While forming groups may benefit the reproductive success of individuals as there are more potential mates, consequentially individuals may also have increased competition between one another to successfully find a mate and reproduce. This means some individuals will have a reduction in their reproductive success as it now competes with other group members. An example can be seen in a study conducted on the Eurasian badger (Meles meles). This study showed that females belonging to a large group of badgers had a higher failure rate of reproduction in comparison to badgers living in solitary. Therefore, some individuals may actually show reduced reproductive success while living in a group despite the increased presence of potential mates.

=== Stress ===
It is clear that animals that form groups need to maintain a group size around an optimal level.
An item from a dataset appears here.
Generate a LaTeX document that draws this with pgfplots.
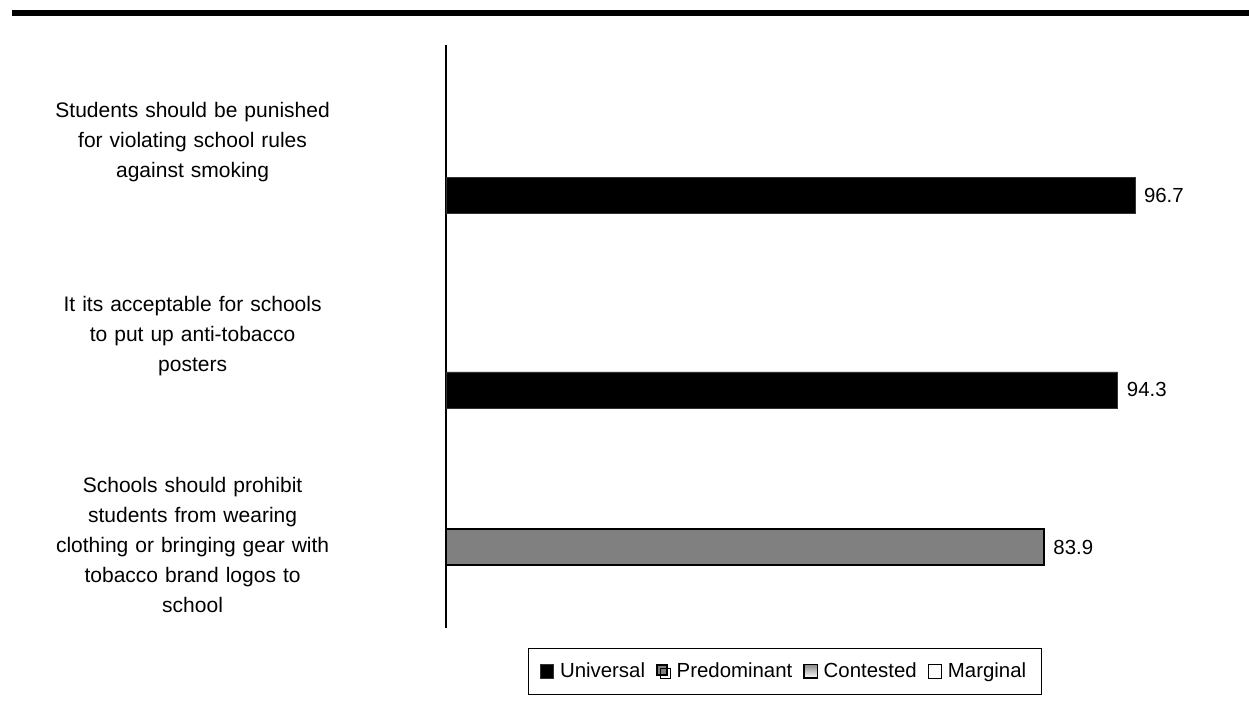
\documentclass[border=0pt]{standalone}
\usepackage{pgfplots}
\pgfplotsset{compat=1.18}
\usepackage{fontspec}
\setmainfont{Liberation Sans}

\definecolor{predgray}{RGB}{128,128,128}

\begin{document}
\begin{tikzpicture}[x=1pt,y=1pt]
\path[use as bounding box] (0,0) rectangle (624.5,354);
% heavy rule across the top
\draw[line width=3pt] (6,347.5) -- (624.5,347.5);
\begin{axis}[
  at={(223pt,40pt)}, anchor=south west,
  scale only axis,
  width=356.25pt, height=291.5pt,
  xmin=0, xmax=100,
  ymin=0.5, ymax=3.5,
  axis x line=none,
  axis y line*=left,
  y axis line style={-, black, line width=0.6pt},
  ytick={0.927,2,3},
  yticklabels={
    {Schools should prohibit\\students from wearing\\clothing or bringing gear with\\tobacco brand logos to\\school},
    {It its acceptable for schools\\to put up anti-tobacco\\posters},
    {Students should be punished\\for violating school rules\\against smoking}},
  major tick length=0pt,
  y tick label style={align=center, text width=150pt, inner sep=0pt,
    font=\fontsize{10.5}{15}\selectfont, xshift=-51.5pt},
  legend columns=4,
  legend style={at={(0.4758,-0.0746)}, anchor=center, draw=black, line width=0.6pt,
    font=\fontsize{10.2}{12}\selectfont, inner xsep=5.5pt, inner ysep=5pt,
    /tikz/every even column/.append style={column sep=3.5pt},
    /tikz/every odd column/.append style={column sep=1pt}},
  legend cell align=left,
  legend image code/.code={\draw[#1, line width=0.5pt] (0pt,-3.3pt) rectangle (6.6pt,3.3pt);},
]
% Universal
\addplot[xbar, bar width=0.185, bar shift=0pt, fill=black, draw=black!80,
  nodes near coords, point meta=explicit symbolic,
  every node near coord/.style={anchor=west, font=\fontsize{10.2}{12}\selectfont, black, xshift=1pt}]
  coordinates {(96.7,2.725) [96.7] (94.3,1.725) [94.3]};
\addlegendentry{Universal}
% Predominant
\addplot[xbar, bar width=0.185, bar shift=0pt, fill=predgray, draw=black, line width=1pt,
  nodes near coords, point meta=explicit symbolic,
  every node near coord/.style={anchor=west, font=\fontsize{10.2}{12}\selectfont, black, xshift=1pt},
  legend image code/.code={
    \fill[fill=predgray] (0pt,-1.6pt) rectangle (5pt,3.3pt);
    \draw[draw=black, fill=none, line width=0.4pt] (1.6pt,-3.3pt) rectangle (6.6pt,1.7pt);}]
  coordinates {(83.9,0.915) [83.9]};
\addlegendentry{Predominant}
% Contested and Marginal have no bars here
\addlegendimage{legend image code/.code={
    \shade[top color=black!45, bottom color=white] (0pt,-3.3pt) rectangle (6.6pt,3.3pt);
    \draw[draw=black, fill=none, line width=0.5pt] (0pt,-3.3pt) rectangle (6.6pt,3.3pt);}}
\addlegendentry{Contested}
\addlegendimage{fill=white, draw=black}
\addlegendentry{Marginal}
\end{axis}
\end{tikzpicture}
\end{document}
Individual group members in group sizes much larger or smaller than the optimum may have increased stress levels. Individuals in groups much larger than their optimum group size may have increased stress levels due to competition for food resources or mates. In contrast, individuals in groups smaller than their optimum have increased stress levels arising from inadequate defense from predators. An example of this can be seen in a study conducted on a species of ring-tailed lemurs (Lemur catta). This study predicted that the optimum group size of ring-tailed lemurs is 10-20 individuals. The study then showed that groups within the optimum group size produced the lowest level of cortisol (an indicator of stress), while groups larger or smaller than the optimum group size had a significant increase in cortisol production. Therefore, group sizes that are not maintained within their optimum size may incur a cost of increased stress levels of individuals within those groups.

=== Inbreeding ===
Another proposed cost of group living is the increased risk of inbreeding. As members of the group in close proximity to one another over long periods of time, this increases the chances that offspring of the group may mate with related individuals. Offspring resulting from inbreeding have an increased chance to be affected by recessive or deleterious traits, thus reducing its survivability and ability to reproduce. The risk of inbreeding however, is only prevalent in smaller, isolated groups, as larger group sizes dilutes the chance of an individual mating with its relatives.